Une excellente surprise et une série qui pourrait devenir un must have de toute bonne étagère de BDs, ce petit bijou du comics indé nous livre une jolie histoire d’amour entre deux personnes se retrouvant autour de leur « don » les entrainant dans une spirale passionnelle et potentiellement destructrice. Au delà de ça, Matt Fraction nous livre aussi une jolie fable apportant des réflexions finalement assez progressistes sur la sexualité sous toutes ses formes et les rapports entre sexe et société assortie de quelques piques bien senties sur le système capitaliste ou encore l’autorité en général. La série a d’ailleurs remporté un Eisner Award en 2014 (un des trophées le plus renommé décerné aux BDs) et devrait être prochainement adaptée à la télé (je dois avouer que ça titille ma curiosité de voir comment ils peuvent retranscrire ça).
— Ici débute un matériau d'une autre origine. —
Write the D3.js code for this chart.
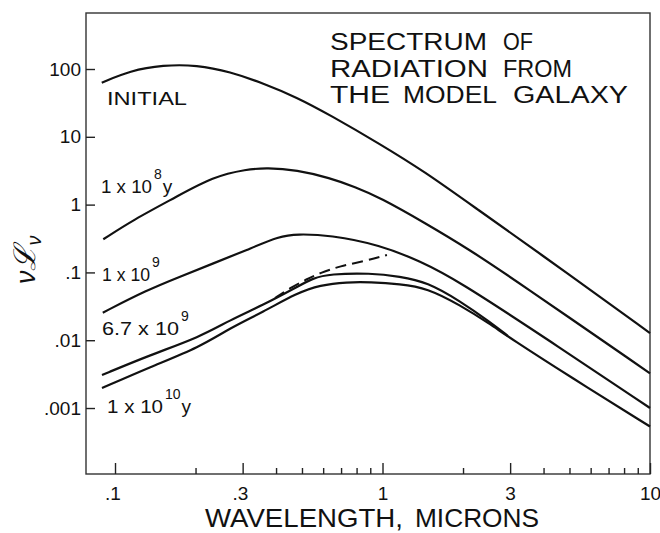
<!DOCTYPE html>
<html>
<head>
<meta charset="utf-8">
<script src="https://cdn.jsdelivr.net/npm/d3@7"></script>
<style>
body { margin: 0; background: #fff; }
text { font-family: "Liberation Sans", Arial, sans-serif; fill: #111; }
</style>
</head>
<body>
<svg width="660" height="533"></svg>
<script>
// wavelength (microns) and nu*L_nu
const initialWl = [0.0892, 0.1138, 0.1515, 0.2020, 0.2692, 0.3584, 0.4778, 0.6364, 0.9788, 1.442, 2.124, 5.022, 10]
const initialVal = [62.8, 94.4, 114.6, 114.6, 91.2, 61.5, 38.3, 21.0, 7.83, 3.03, 1.02, 0.0916, 0.01276]

const e8Wl = [0.0904, 0.1168, 0.1701, 0.2325, 0.3107, 0.3691, 0.4778, 0.6364, 0.7893, 0.9788, 1.442, 2.124, 3.128, 10]
const e8Val = [0.308, 0.593, 1.309, 2.58, 3.32, 3.50, 3.24, 2.47, 1.82, 1.27, 0.536, 0.214, 0.0773, 0.00325]

const e9Wl = [0.0900, 0.1317, 0.175, 0.2331, 0.3107, 0.414, 0.4778, 0.6364, 0.9788, 1.380, 1.899, 4.228, 10]
const e9Val = [0.0255, 0.0550, 0.0865, 0.136, 0.214, 0.344, 0.368, 0.356, 0.254, 0.147, 0.0773, 0.00973, 0.001]

const e67Wl = [0.0894, 0.1352, 0.2078, 0.2692, 0.3575, 0.4791, 0.5497, 0.6364, 0.8981, 1.163, 1.467, 1.949, 2.523, 2.946]
const e67Val = [0.00307, 0.00605, 0.01114, 0.01986, 0.0330, 0.0610, 0.0826, 0.0947, 0.0980, 0.0871, 0.0721, 0.0379, 0.0185, 0.01153]

const e10Wl = [0.0894, 0.1352, 0.2078, 0.2692, 0.3575, 0.4791, 0.5841, 0.7368, 0.8981, 1.163, 1.467, 1.949, 2.523, 2.997, 5.022, 10]
const e10Val = [0.00197, 0.00403, 0.00794, 0.01514, 0.0261, 0.0497, 0.0652, 0.0721, 0.0721, 0.0675, 0.0589, 0.0330, 0.01734, 0.01077, 0.0029, 0.000533]

const dashWl = [0.3964, 0.451, 0.522, 0.584, 0.6937, 0.8603, 1.039]
const dashVal = [0.0419, 0.0589, 0.080, 0.098, 0.124, 0.147, 0.181]

const xMajor = [0.1, 0.3, 1, 3, 10]
const xMinor = [0.2, 0.4, 0.5, 0.6, 0.7, 0.8, 0.9, 2, 4, 5, 6, 7, 8, 9]
const yTicks = [0.001, 0.01, 0.1, 1, 10, 100]

const svg = d3.select("svg")
const plotLeft = 86, plotRight = 650, plotTop = 13, plotBottom = 474

const x = d3.scaleLog().domain([0.0779, 10]).range([plotLeft, plotRight])
const y = d3.scaleLog().domain([1.064e-4, 670]).range([plotBottom, plotTop])

const fmt = d => d >= 1 ? String(d) : String(d).replace("0.", ".")

// frame
svg.append("rect")
    .attr("x", plotLeft).attr("y", plotTop)
    .attr("width", plotRight - plotLeft).attr("height", plotBottom - plotTop)
    .attr("fill", "none").attr("stroke", "#333").attr("stroke-width", 1.4)

// x axis, ticks pointing inward
const xAxis = svg.append("g")
    .attr("transform", "translate(0," + plotBottom + ")")
    .call(d3.axisBottom(x)
        .tickValues(xMajor.concat(xMinor))
        .tickSize(-6)
        .tickPadding(13)
        .tickFormat(d => xMajor.includes(d) ? fmt(d) : ""))
xAxis.select(".domain").remove()
xAxis.selectAll(".tick line")
    .attr("stroke", "#222").attr("stroke-width", 1.4)
    .attr("y2", d => xMajor.includes(d) ? -11 : -6)
xAxis.selectAll(".tick text")
    .attr("font-size", 19).attr("font-family", "Liberation Sans, Arial, sans-serif")
    .attr("fill", "#111")
    .attr("dx", d => d < 1 ? "-0.14em" : 0)

// y axis
const yAxis = svg.append("g")
    .attr("transform", "translate(" + plotLeft + ",0)")
    .call(d3.axisLeft(y)
        .tickValues(yTicks)
        .tickSize(-9)
        .tickPadding(5)
        .tickFormat(fmt))
yAxis.select(".domain").remove()
yAxis.selectAll(".tick line").attr("stroke", "#222").attr("stroke-width", 1.4)
yAxis.selectAll(".tick text")
    .attr("font-size", 19).attr("font-family", "Liberation Sans, Arial, sans-serif")
    .attr("fill", "#111")

// curves
const line = d3.line()
    .x(d => x(d[0]))
    .y(d => y(d[1]))
    .curve(d3.curveBasis)

const series = [
    {wl: initialWl, val: initialVal},
    {wl: e8Wl, val: e8Val},
    {wl: e9Wl, val: e9Val},
    {wl: e67Wl, val: e67Val},
    {wl: e10Wl, val: e10Val}
]

svg.append("g")
    .selectAll("path")
    .data(series)
    .enter()
    .append("path")
    .attr("d", s => line(d3.zip(s.wl, s.val)))
    .attr("fill", "none")
    .attr("stroke", "#111")
    .attr("stroke-width", 2.2)

svg.append("path")
    .attr("d", line(d3.zip(dashWl, dashVal)))
    .attr("fill", "none")
    .attr("stroke", "#111")
    .attr("stroke-width", 2)
    .attr("stroke-dasharray", "11,6")

// curve labels
const labels = [
    {main: "INITIAL", x: 107, y: 105, len: 80},
    {main: "1 x 10", sup: "8", suffix: "y", x: 101, y: 193, len: 51},
    {main: "1 x 10", sup: "9", x: 102, y: 281, len: 48},
    {main: "6.7 x 10", sup: "9", x: 102, y: 335, len: 77},
    {main: "1 x 10", sup: "10", suffix: "y", x: 107, y: 413, len: 56}
]

labels.forEach(l => {
    svg.append("text")
        .attr("x", l.x).attr("y", l.y)
        .attr("font-size", 19)
        .attr("textLength", l.len).attr("lengthAdjust", "spacingAndGlyphs")
        .text(l.main)
    let cx = l.x + l.len + 2
    if (l.sup) {
        const s = svg.append("text")
            .attr("x", cx).attr("y", l.y - 14)
            .attr("font-size", 14)
            .text(l.sup)
        cx += s.node().getComputedTextLength() + 1
    }
    if (l.suffix) {
        svg.append("text")
            .attr("x", cx).attr("y", l.y)
            .attr("font-size", 19)
            .text(l.suffix)
    }
})

// title
const titleWords = [
    {t: "SPECTRUM", x: 330, y: 50, len: 157},
    {t: "OF", x: 503, y: 50, len: 30},
    {t: "RADIATION", x: 330, y: 77, len: 158},
    {t: "FROM", x: 503, y: 77, len: 69},
    {t: "THE", x: 330, y: 103, len: 60},
    {t: "MODEL", x: 403, y: 103, len: 94},
    {t: "GALAXY", x: 513, y: 103, len: 115}
]
svg.append("g")
    .selectAll("text")
    .data(titleWords)
    .enter()
    .append("text")
    .attr("x", d => d.x).attr("y", d => d.y)
    .attr("font-size", 23)
    .attr("textLength", d => d.len).attr("lengthAdjust", "spacingAndGlyphs")
    .text(d => d.t)

// axis titles
svg.append("text")
    .attr("x", 205).attr("y", 527)
    .attr("font-size", 26)
    .attr("textLength", 198).attr("lengthAdjust", "spacingAndGlyphs")
    .text("WAVELENGTH,")
svg.append("text")
    .attr("x", 415).attr("y", 527)
    .attr("font-size", 26)
    .attr("textLength", 124).attr("lengthAdjust", "spacingAndGlyphs")
    .text("MICRONS")

const yl = svg.append("text")
    .attr("transform", "translate(35,284) rotate(-90)")
    .attr("font-family", "DejaVu Serif, serif")
    .attr("font-style", "italic")
yl.append("tspan").attr("font-size", 27).text("ν")
yl.append("tspan").attr("font-size", 30).text("ℒ")
yl.append("tspan").attr("font-size", 20).attr("dy", 6).text("ν")
</script>
</body>
</html>
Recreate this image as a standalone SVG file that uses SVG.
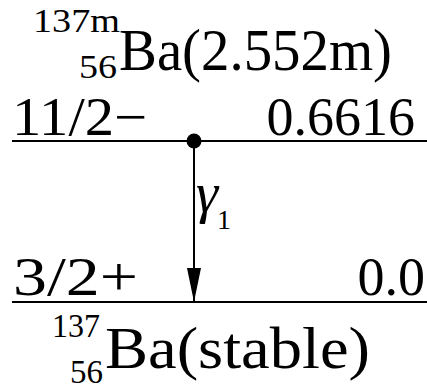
<svg xmlns="http://www.w3.org/2000/svg" width="427" height="389" viewBox="0 0 427 389">
<defs>
<style>
text{font-family:"Liberation Serif","DejaVu Serif","Times New Roman",serif;fill:#000}
.lvl{stroke:#000;stroke-width:2;fill:none}
.big{font-size:60px}
.lab{font-size:54px}
.sup{font-size:33px}
</style>
<marker id="ah" markerWidth="34" markerHeight="14" refX="34" refY="7" orient="auto" markerUnits="userSpaceOnUse" viewBox="0 0 34 14">
<path d="M0,0 L34,7 L0,14 Z" fill="#000"/>
</marker>
</defs>
<rect width="427" height="389" fill="#fff"/>
<g id="parent" font-family="Liberation Serif, serif">
<text class="sup" x="33" y="32" textLength="87" lengthAdjust="spacingAndGlyphs">137m</text>
<text class="sup" x="79" y="78" textLength="38" lengthAdjust="spacingAndGlyphs">56</text>
<text class="big" x="119" y="70" textLength="273" lengthAdjust="spacingAndGlyphs">Ba(2.552m)</text>
</g>
<g id="level-excited" font-family="Liberation Serif, serif">
<line class="lvl" x1="12" y1="141" x2="427" y2="141"/>
<text class="lab" x="12" y="135" textLength="135" lengthAdjust="spacingAndGlyphs">11/2−</text>
<text class="lab" x="415" y="135" text-anchor="end">0.6616</text>
<circle cx="194" cy="141" r="7.5" fill="#000"/>
</g>
<g id="level-ground" font-family="Liberation Serif, serif">
<line class="lvl" x1="12" y1="302" x2="427" y2="302"/>
<text class="lab" x="13" y="295" textLength="125" lengthAdjust="spacingAndGlyphs">3/2+</text>
<text class="lab" x="425" y="295" text-anchor="end">0.0</text>
</g>
<g id="daughter" font-family="Liberation Serif, serif">
<text class="sup" x="52" y="337" textLength="48" lengthAdjust="spacingAndGlyphs">137</text>
<text class="sup" x="70" y="383" textLength="33" lengthAdjust="spacingAndGlyphs">56</text>
<text class="big" x="105" y="368" textLength="265" lengthAdjust="spacingAndGlyphs">Ba(stable)</text>
</g>
<g id="connectors" font-family="Liberation Serif, serif">
<line x1="194" y1="141" x2="194" y2="302" stroke="#000" stroke-width="2" marker-end="url(#ah)"/>
<text x="196" y="212" font-size="56" font-style="italic">γ</text>
<text x="217" y="229" font-size="28">1</text>
</g>
</svg>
Sortie aux US chez Image Comics en 2013, une version traduite est récemment sortie en France éditée par Glénat dans un super album cartonné assorti de petits bonus savoureux (je n’ai pas failli me remettre de la retranscription du dialogue entre Fraction et Zdarsky en mode téléphone rose). Pour moins de 20 euros dans tous les bons comic shop ou magasins de BDs, vous auriez tort de vous en priver.